> Work instructions: Can you copy out the data exactly? Leave the images out.

> Provided data:
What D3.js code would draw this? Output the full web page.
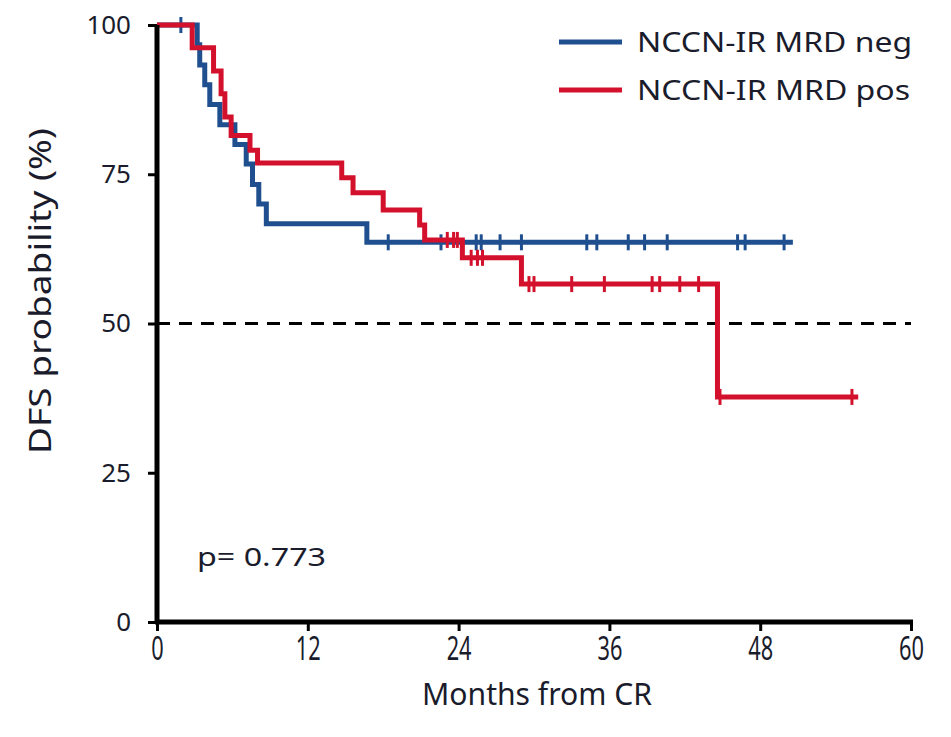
<!DOCTYPE html>
<html>
<head>
<meta charset="utf-8">
<script src="https://cdn.jsdelivr.net/npm/d3@7"></script>
<style>
  html, body { margin: 0; padding: 0; background: #fff; }
  svg { display: block; }
</style>
</head>
<body>
<svg id="chart" width="951" height="737"></svg>
<script>
// ---- data ----
const xTicks = [0, 12, 24, 36, 48, 60];
const yTicks = [0, 25, 50, 75, 100];

const negEventTimes = [3.2, 3.4, 3.8, 4.2, 5.0, 6.2, 7.1, 7.6, 8.1, 8.7, 16.7];
const negEventSurv  = [96.7, 93.3, 90.0, 86.7, 83.3, 80.0, 76.7, 73.3, 70.0, 66.7, 63.6];
const negCensorTimes = [1.9, 18.4, 22.6, 25.4, 25.8, 27.3, 29.0, 34.2, 35.0, 37.5, 38.8, 40.6, 46.2, 46.8, 49.9];
const negEnd = 50.6;

const posEventTimes = [2.8, 4.5, 5.1, 5.4, 5.9, 7.4, 8.0, 14.7, 15.6, 18.0, 20.9, 21.3, 24.3, 29.0, 44.6];
const posEventSurv  = [96.2, 92.3, 88.5, 84.6, 81.5, 79.0, 76.9, 74.4, 71.9, 69.0, 66.5, 64.0, 61.0, 56.6, 37.7];
const posCensorTimes = [23.1, 23.6, 23.9, 25.0, 25.5, 25.9, 29.6, 30.0, 33.0, 35.6, 39.4, 40.0, 41.6, 43.1, 44.8, 55.3];
const posEnd = 55.8;

const seriesNames = ["NCCN-IR MRD neg", "NCCN-IR MRD pos"];
const seriesColors = ["#1f4f8f", "#d4112d"];
const pValueText = "p= 0.773";

// ---- chart ----
const svg = d3.select("#chart");
const x = d3.scaleLinear().domain([0, 60]).range([157, 911]);
const y = d3.scaleLinear().domain([0, 100]).range([622, 25]);
const textColor = "#1a1c2c";
const sansWide = "'Noto Sans', 'Open Sans', sans-serif";

function stepPoints(times, surv, end) {
  const pts = [[0, 100]];
  times.forEach((t, i) => pts.push([t, surv[i]]));
  pts.push([end, surv[surv.length - 1]]);
  return pts;
}
function survAt(times, surv, t) {
  let s = 100;
  times.forEach((tt, i) => { if (tt <= t) s = surv[i]; });
  return s;
}

// dashed median line
svg.append("line")
  .attr("x1", x(0)).attr("x2", x(60))
  .attr("y1", y(50)).attr("y2", y(50))
  .attr("stroke", "#000").attr("stroke-width", 3)
  .attr("stroke-dasharray", "13,9");

const line = d3.line().x(d => x(d[0])).y(d => y(d[1])).curve(d3.curveStepAfter);

const groups = [
  { times: negEventTimes, surv: negEventSurv, cens: negCensorTimes, end: negEnd, color: seriesColors[0] },
  { times: posEventTimes, surv: posEventSurv, cens: posCensorTimes, end: posEnd, color: seriesColors[1] }
];

groups.forEach(g => {
  svg.append("path")
    .datum(stepPoints(g.times, g.surv, g.end))
    .attr("d", line)
    .attr("fill", "none")
    .attr("stroke", g.color)
    .attr("stroke-width", 5)
    .attr("stroke-linejoin", "miter");
  svg.selectAll(null)
    .data(g.cens)
    .enter().append("line")
    .attr("x1", d => x(d)).attr("x2", d => x(d))
    .attr("y1", d => y(survAt(g.times, g.surv, d)) - 8)
    .attr("y2", d => y(survAt(g.times, g.surv, d)) + 8)
    .attr("stroke", g.color).attr("stroke-width", 3);
});

// axes
const yAxis = d3.axisLeft(y).tickValues(yTicks).tickSize(9).tickPadding(17).tickSizeOuter(0);
const xAxis = d3.axisBottom(x).tickValues(xTicks).tickSize(9).tickPadding(6).tickSizeOuter(0);

const gy = svg.append("g").attr("transform", `translate(${x(0)},0)`).call(yAxis);
gy.select(".domain").attr("stroke", "#000").attr("stroke-width", 5)
  .attr("d", `M0,${y(0) + 2}V${y(100)}`);
gy.selectAll(".tick line").attr("stroke", "#000").attr("stroke-width", 3);
gy.selectAll(".tick text")
  .attr("font-family", sansWide)
  .attr("font-size", 26).attr("fill", textColor);

const gx = svg.append("g").attr("transform", `translate(0,${y(0)})`).call(xAxis);
gx.select(".domain").attr("stroke", "#000").attr("stroke-width", 5)
  .attr("d", `M${x(0) - 2},0H${x(60) + 2}`);
gx.selectAll(".tick line").attr("stroke", "#000").attr("stroke-width", 3);
gx.selectAll(".tick text")
  .attr("font-family", sansWide)
  .attr("font-size", 33).attr("fill", textColor)
  .attr("transform", "scale(0.66,1)");

// axis titles (condensed look via textLength)
svg.append("text")
  .attr("transform", `translate(51,${291}) rotate(-90)`)
  .attr("text-anchor", "middle")
  .attr("font-family", sansWide)
  .attr("font-size", 31).attr("fill", textColor)
  .attr("textLength", 326).attr("lengthAdjust", "spacingAndGlyphs")
  .text("DFS probability (%)");

svg.append("text")
  .attr("x", 537).attr("y", 705)
  .attr("text-anchor", "middle")
  .attr("font-family", sansWide)
  .attr("font-size", 31).attr("fill", textColor)
  .attr("textLength", 230).attr("lengthAdjust", "spacingAndGlyphs")
  .text("Months from CR");

// p value
svg.append("text")
  .attr("x", 197).attr("y", 566)
  .attr("font-family", sansWide)
  .attr("font-size", 25).attr("fill", textColor)
  .attr("textLength", 129).attr("lengthAdjust", "spacingAndGlyphs")
  .text(pValueText);

// legend
const legendLengths = [275, 273];
seriesNames.forEach((name, i) => {
  const ly = 42 + i * 48;
  svg.append("line")
    .attr("x1", 559).attr("x2", 622).attr("y1", ly).attr("y2", ly)
    .attr("stroke", seriesColors[i]).attr("stroke-width", 5);
  svg.append("text")
    .attr("x", 637).attr("y", ly + 10)
    .attr("font-family", sansWide)
    .attr("font-size", 28).attr("fill", textColor)
    .attr("textLength", legendLengths[i]).attr("lengthAdjust", "spacingAndGlyphs")
    .text(name);
});
</script>
</body>
</html>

> Worked solution:
What D3.js code would draw this? Output the full web page.
<!DOCTYPE html>
<html>
<head>
<meta charset="utf-8">
<script src="https://cdn.jsdelivr.net/npm/d3@7"></script>
<style>
  html, body { margin: 0; padding: 0; background: #fff; }
  svg { display: block; }
</style>
</head>
<body>
<svg id="chart" width="951" height="737"></svg>
<script>
// ---- data ----
const xTicks = [0, 12, 24, 36, 48, 60];
const yTicks = [0, 25, 50, 75, 100];

const negEventTimes = [3.2, 3.4, 3.8, 4.2, 5.0, 6.2, 7.1, 7.6, 8.1, 8.7, 16.7];
const negEventSurv  = [96.7, 93.3, 90.0, 86.7, 83.3, 80.0, 76.7, 73.3, 70.0, 66.7, 63.6];
const negCensorTimes = [1.9, 18.4, 22.6, 25.4, 25.8, 27.3, 29.0, 34.2, 35.0, 37.5, 38.8, 40.6, 46.2, 46.8, 49.9];
const negEnd = 50.6;

const posEventTimes = [2.8, 4.5, 5.1, 5.4, 5.9, 7.4, 8.0, 14.7, 15.6, 18.0, 20.9, 21.3, 24.3, 29.0, 44.6];
const posEventSurv  = [96.2, 92.3, 88.5, 84.6, 81.5, 79.0, 76.9, 74.4, 71.9, 69.0, 66.5, 64.0, 61.0, 56.6, 37.7];
const posCensorTimes = [23.1, 23.6, 23.9, 25.0, 25.5, 25.9, 29.6, 30.0, 33.0, 35.6, 39.4, 40.0, 41.6, 43.1, 44.8, 55.3];
const posEnd = 55.8;

const seriesNames = ["NCCN-IR MRD neg", "NCCN-IR MRD pos"];
const seriesColors = ["#1f4f8f", "#d4112d"];
const pValueText = "p= 0.773";

// ---- chart ----
const svg = d3.select("#chart");
const x = d3.scaleLinear().domain([0, 60]).range([157, 911]);
const y = d3.scaleLinear().domain([0, 100]).range([622, 25]);
const textColor = "#1a1c2c";
const sansWide = "'Noto Sans', 'Open Sans', sans-serif";

function stepPoints(times, surv, end) {
  const pts = [[0, 100]];
  times.forEach((t, i) => pts.push([t, surv[i]]));
  pts.push([end, surv[surv.length - 1]]);
  return pts;
}
function survAt(times, surv, t) {
  let s = 100;
  times.forEach((tt, i) => { if (tt <= t) s = surv[i]; });
  return s;
}

// dashed median line
svg.append("line")
  .attr("x1", x(0)).attr("x2", x(60))
  .attr("y1", y(50)).attr("y2", y(50))
  .attr("stroke", "#000").attr("stroke-width", 3)
  .attr("stroke-dasharray", "13,9");

const line = d3.line().x(d => x(d[0])).y(d => y(d[1])).curve(d3.curveStepAfter);

const groups = [
  { times: negEventTimes, surv: negEventSurv, cens: negCensorTimes, end: negEnd, color: seriesColors[0] },
  { times: posEventTimes, surv: posEventSurv, cens: posCensorTimes, end: posEnd, color: seriesColors[1] }
];

groups.forEach(g => {
  svg.append("path")
    .datum(stepPoints(g.times, g.surv, g.end))
    .attr("d", line)
    .attr("fill", "none")
    .attr("stroke", g.color)
    .attr("stroke-width", 5)
    .attr("stroke-linejoin", "miter");
  svg.selectAll(null)
    .data(g.cens)
    .enter().append("line")
    .attr("x1", d => x(d)).attr("x2", d => x(d))
    .attr("y1", d => y(survAt(g.times, g.surv, d)) - 8)
    .attr("y2", d => y(survAt(g.times, g.surv, d)) + 8)
    .attr("stroke", g.color).attr("stroke-width", 3);
});

// axes
const yAxis = d3.axisLeft(y).tickValues(yTicks).tickSize(9).tickPadding(17).tickSizeOuter(0);
const xAxis = d3.axisBottom(x).tickValues(xTicks).tickSize(9).tickPadding(6).tickSizeOuter(0);

const gy = svg.append("g").attr("transform", `translate(${x(0)},0)`).call(yAxis);
gy.select(".domain").attr("stroke", "#000").attr("stroke-width", 5)
  .attr("d", `M0,${y(0) + 2}V${y(100)}`);
gy.selectAll(".tick line").attr("stroke", "#000").attr("stroke-width", 3);
gy.selectAll(".tick text")
  .attr("font-family", sansWide)
  .attr("font-size", 26).attr("fill", textColor);

const gx = svg.append("g").attr("transform", `translate(0,${y(0)})`).call(xAxis);
gx.select(".domain").attr("stroke", "#000").attr("stroke-width", 5)
  .attr("d", `M${x(0) - 2},0H${x(60) + 2}`);
gx.selectAll(".tick line").attr("stroke", "#000").attr("stroke-width", 3);
gx.selectAll(".tick text")
  .attr("font-family", sansWide)
  .attr("font-size", 33).attr("fill", textColor)
  .attr("transform", "scale(0.66,1)");

// axis titles (condensed look via textLength)
svg.append("text")
  .attr("transform", `translate(51,${291}) rotate(-90)`)
  .attr("text-anchor", "middle")
  .attr("font-family", sansWide)
  .attr("font-size", 31).attr("fill", textColor)
  .attr("textLength", 326).attr("lengthAdjust", "spacingAndGlyphs")
  .text("DFS probability (%)");

svg.append("text")
  .attr("x", 537).attr("y", 705)
  .attr("text-anchor", "middle")
  .attr("font-family", sansWide)
  .attr("font-size", 31).attr("fill", textColor)
  .attr("textLength", 230).attr("lengthAdjust", "spacingAndGlyphs")
  .text("Months from CR");

// p value
svg.append("text")
  .attr("x", 197).attr("y", 566)
  .attr("font-family", sansWide)
  .attr("font-size", 25).attr("fill", textColor)
  .attr("textLength", 129).attr("lengthAdjust", "spacingAndGlyphs")
  .text(pValueText);

// legend
const legendLengths = [275, 273];
seriesNames.forEach((name, i) => {
  const ly = 42 + i * 48;
  svg.append("line")
    .attr("x1", 559).attr("x2", 622).attr("y1", ly).attr("y2", ly)
    .attr("stroke", seriesColors[i]).attr("stroke-width", 5);
  svg.append("text")
    .attr("x", 637).attr("y", ly + 10)
    .attr("font-family", sansWide)
    .attr("font-size", 28).attr("fill", textColor)
    .attr("textLength", legendLengths[i]).attr("lengthAdjust", "spacingAndGlyphs")
    .text(name);
});
</script>
</body>
</html>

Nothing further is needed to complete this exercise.